Climate gentrification is a process in which wealthier people fleeing from climate-risky areas spur higher housing prices and more aggressive gentrification in safer areas.
Climate-related disasters in 2018 alone displaced more than 1.2 million people. These extreme weather events—which will only increase in frequency as climate change worsens—can spur immediate gentrification in under-resourced communities.
Researchers have since concluded that hurricane damage was positively associated with the likelihood of a New Orleans neighborhood having gentrified 10 years after Katrina. This suggests that natural disasters can sometimes pave the way for gentrification, uprooting existing populations en masse and wiping out infrastructure.
It is estimated that over 800 million people will be at risk from the impacts of rising sea levels by 2050, concentrated among 570 coastal cities across the world.
In just the last two years, climate change has brought on an onslaught of disasters: more than 4 feet of rain in south Texas, 90-degree days in Alaska, and record-breaking wildfires that have destroyed homes and fragmented communities.

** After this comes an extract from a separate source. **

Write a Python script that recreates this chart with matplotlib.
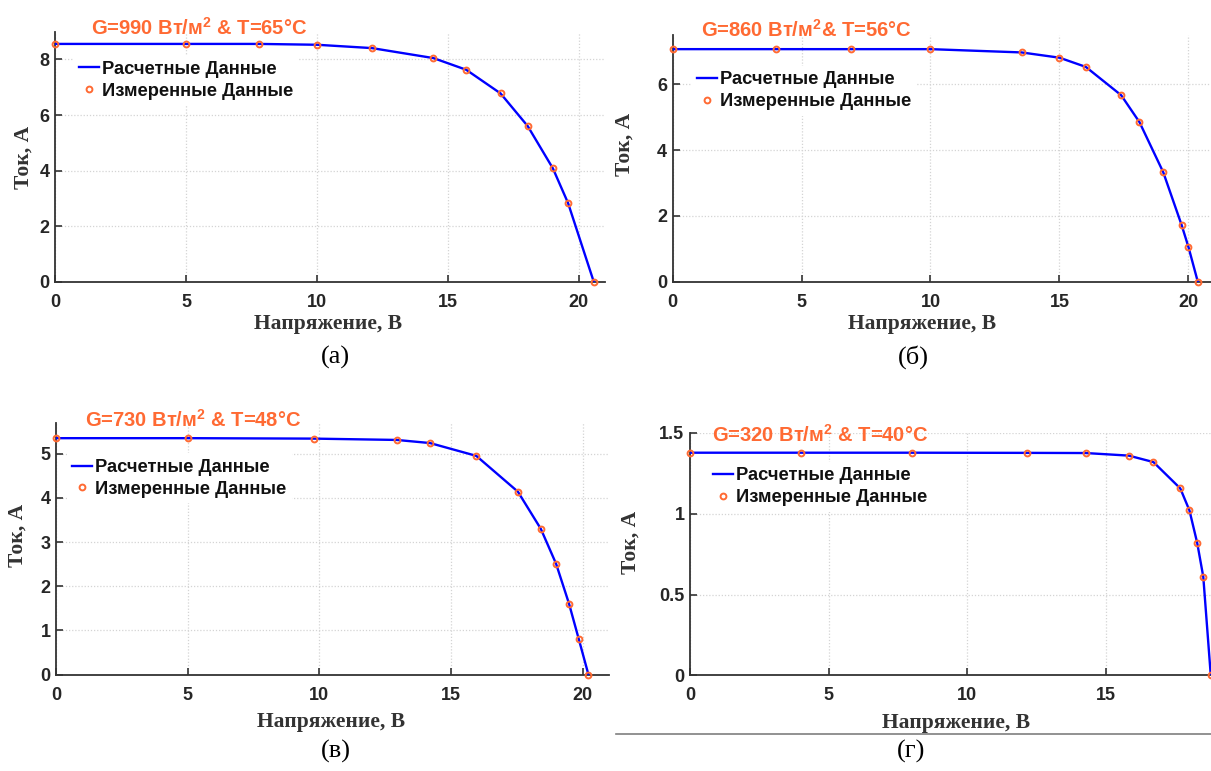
import matplotlib
matplotlib.use("Agg")
import matplotlib.pyplot as plt
from matplotlib.lines import Line2D
from matplotlib.font_manager import FontProperties

# ---------------- data ----------------
v_a = [0.0, 5.0, 7.8, 10.0, 12.1, 14.45, 15.70, 17.01, 18.05, 19.01, 19.59, 20.57]
i_a = [8.56, 8.56, 8.56, 8.53, 8.41, 8.05, 7.63, 6.78, 5.60, 4.08, 2.83, 0.0]

v_b = [0.0, 4.0, 6.9, 10.0, 13.53, 15.0, 16.02, 17.39, 18.10, 19.02, 19.73, 20.0, 20.36]
i_b = [7.07, 7.07, 7.07, 7.07, 6.97, 6.81, 6.53, 5.67, 4.85, 3.33, 1.73, 1.05, 0.0]

v_c = [0.0, 5.03, 9.78, 12.94, 14.2, 15.96, 17.54, 18.41, 18.99, 19.48, 19.85, 20.22]
i_c = [5.35, 5.35, 5.34, 5.31, 5.24, 4.95, 4.14, 3.30, 2.51, 1.61, 0.81, 0.0]

v_d = [0.0, 4.0, 8.0, 12.16, 14.28, 15.84, 16.73, 17.70, 18.03, 18.31, 18.53, 18.80]
i_d = [1.378, 1.378, 1.378, 1.377, 1.376, 1.36, 1.32, 1.157, 1.021, 0.82, 0.61, 0.0]

titles = ["G=990 Вт/м$^2$ & T=65°C",
          "G=860 Вт/м$^2$& T=56°C",
          "G=730 Вт/м$^2$ & T=48°C",
          "G=320 Вт/м$^2$ & T=40°C"]
captions = ["(а)", "(б)", "(в)", "(г)"]
x_label = "Напряжение, В"
y_label = "Ток, А"
legend_labels = ["Расчетные Данные", "Измеренные Данные"]

x_ticks = [0, 5, 10, 15, 20]
x_ticks_d = [0, 5, 10, 15]
y_ticks_a = [0, 2, 4, 6, 8]
y_ticks_b = [0, 2, 4, 6]
y_ticks_c = [0, 1, 2, 3, 4, 5]
y_ticks_d = [0, 0.5, 1, 1.5]
y_ticklabels_d = ["0", "0.5", "1", "1.5"]

# ---------------- style ----------------
plt.rcParams["mathtext.fontset"] = "custom"
plt.rcParams["mathtext.rm"] = "Liberation Sans:bold"
plt.rcParams["mathtext.it"] = "Liberation Sans:bold"
plt.rcParams["mathtext.bf"] = "Liberation Sans:bold"

ORANGE = "#FF6A33"
BLUE = "#0000FF"
SPINE = "#333333"
W, H = 1211, 771

sans_tick = FontProperties(family="Liberation Sans", weight="bold", size=13)
sans_leg = FontProperties(family="Liberation Sans", weight="bold", size=13.2)
sans_title = FontProperties(family="Liberation Sans", weight="bold", size=14.5)
serif_lab = FontProperties(family="Liberation Serif", weight="bold", size=15.5)
serif_cap = FontProperties(family="Liberation Serif", size=19)

fig = plt.figure(figsize=(W / 100, H / 100), dpi=100)
fig.patch.set_facecolor("white")

# layout in pixels: left, right, bottom, top
panels = [
    dict(v=v_a, i=i_a, box=(55, 605, 281.7, 31.7), xlim=(0, 21), ylim=(0, 9),
         xt=x_ticks, yt=y_ticks_a, ytl=None, title=titles[0],
         tpos=(0.066, 1.014), xl=(0.4964, -0.170), yl=(-0.0564, 0.4968),
         leg=(0.034, 0.906), cap=(335, 357)),
    dict(v=v_b, i=i_b, box=(672.5, 1214.3, 281.7, 35), xlim=(0, 21), ylim=(0, 7.5),
         xt=x_ticks, yt=y_ticks_b, ytl=None, title=titles[1],
         tpos=(0.052, 1.020), xl=(0.4605, -0.172), yl=(-0.0877, 0.558),
         leg=(0.035, 0.875), cap=(913, 357)),
    dict(v=v_c, i=i_c, box=(56, 609, 674.7, 422.7), xlim=(0, 21), ylim=(0, 5.7),
         xt=x_ticks, yt=y_ticks_c, ytl=None, title=titles[2],
         tpos=(0.053, 1.011), xl=(0.4973, -0.188), yl=(-0.0696, 0.551),
         leg=(0.019, 0.878), cap=(336, 751)),
    dict(v=v_d, i=i_d, box=(690, 1244, 675.3, 433), xlim=(0, 20), ylim=(0, 1.5),
         xt=x_ticks_d, yt=y_ticks_d, ytl=y_ticklabels_d, title=titles[3],
         tpos=(0.039, 0.992), xl=(0.4794, -0.195), yl=(-0.1065, 0.548),
         leg=(0.031, 0.882), cap=(911, 751)),
]

for k, p in enumerate(panels):
    l, r, b, t = p["box"]
    ax = fig.add_axes([l / W, 1 - b / H, (r - l) / W, (b - t) / H])
    ax.set_xlim(*p["xlim"])
    ax.set_ylim(*p["ylim"])
    ax.set_xticks(p["xt"])
    ax.set_yticks(p["yt"])
    if p["ytl"] is not None:
        ax.set_yticklabels(p["ytl"])
    for s in ("top", "right"):
        ax.spines[s].set_visible(False)
    for s in ("left", "bottom"):
        ax.spines[s].set_color(SPINE)
        ax.spines[s].set_linewidth(1.3)
    ax.tick_params(axis="both", direction="in", length=4.8, width=1.2, color=SPINE,
                   labelcolor="#262626")
    ax.tick_params(axis="x", pad=8.5)
    ax.tick_params(axis="y", pad=4)
    for lab in ax.get_xticklabels() + ax.get_yticklabels():
        lab.set_fontproperties(sans_tick)
    ax.grid(True, color="#d4d4d4", linestyle=(0, (1, 1.5)), linewidth=0.9)
    ax.set_axisbelow(True)

    h1, = ax.plot(p["v"], p["i"], color=BLUE, lw=1.7, zorder=3,
                  label=legend_labels[0])
    h2, = ax.plot(p["v"], p["i"], ls="none", marker="o", ms=4.2, mfc="none",
                  mec=ORANGE, mew=1.4, zorder=4, clip_on=False,
                  label=legend_labels[1])

    leg = ax.legend(handles=[h1, h2], loc="upper left", bbox_to_anchor=p["leg"],
                    borderaxespad=0, borderpad=0.3, handlelength=1.1,
                    handletextpad=0.15, labelspacing=0.27, numpoints=1,
                    frameon=True, fancybox=False, framealpha=1, prop=sans_leg)
    leg.get_frame().set_edgecolor("none")
    leg.get_frame().set_facecolor("white")
    for txt in leg.get_texts():
        txt.set_color("#111111")

    ax.text(p["tpos"][0], p["tpos"][1], p["title"], transform=ax.transAxes,
            ha="left", va="center", color=ORANGE, fontproperties=sans_title,
            zorder=6, clip_on=False)

    ax.set_xlabel(x_label, fontproperties=serif_lab, color="#333333",
                  va="center", ha="center")
    ax.xaxis.set_label_coords(*p["xl"])
    ax.set_ylabel(y_label, fontproperties=serif_lab, color="#333333",
                  va="center", ha="center")
    ax.yaxis.set_label_coords(*p["yl"])

    fig.text(p["cap"][0] / W, 1 - p["cap"][1] / H, captions[k],
             ha="center", va="center", fontproperties=serif_cap, color="black")

# thin separator line under panel (г)
fig.add_artist(Line2D([616 / W, 1.0], [1 - 734.3 / H, 1 - 734.3 / H],
                      color="#7f7f7f", lw=1.2))

fig.savefig("out.png", dpi=100, facecolor="white")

“In a country where the wealth inequality divide is getting worse, we have to pay attention to things that make this divide worsen. … Climate change is a threat accelerator. It acts upon existing social issues by accelerating its effect, because it adds stressors to our systems and environments,” said sustainability certificate graduate Linda Cheung, MBA ’17 and founder of the nonprofit Before It’s Too Late.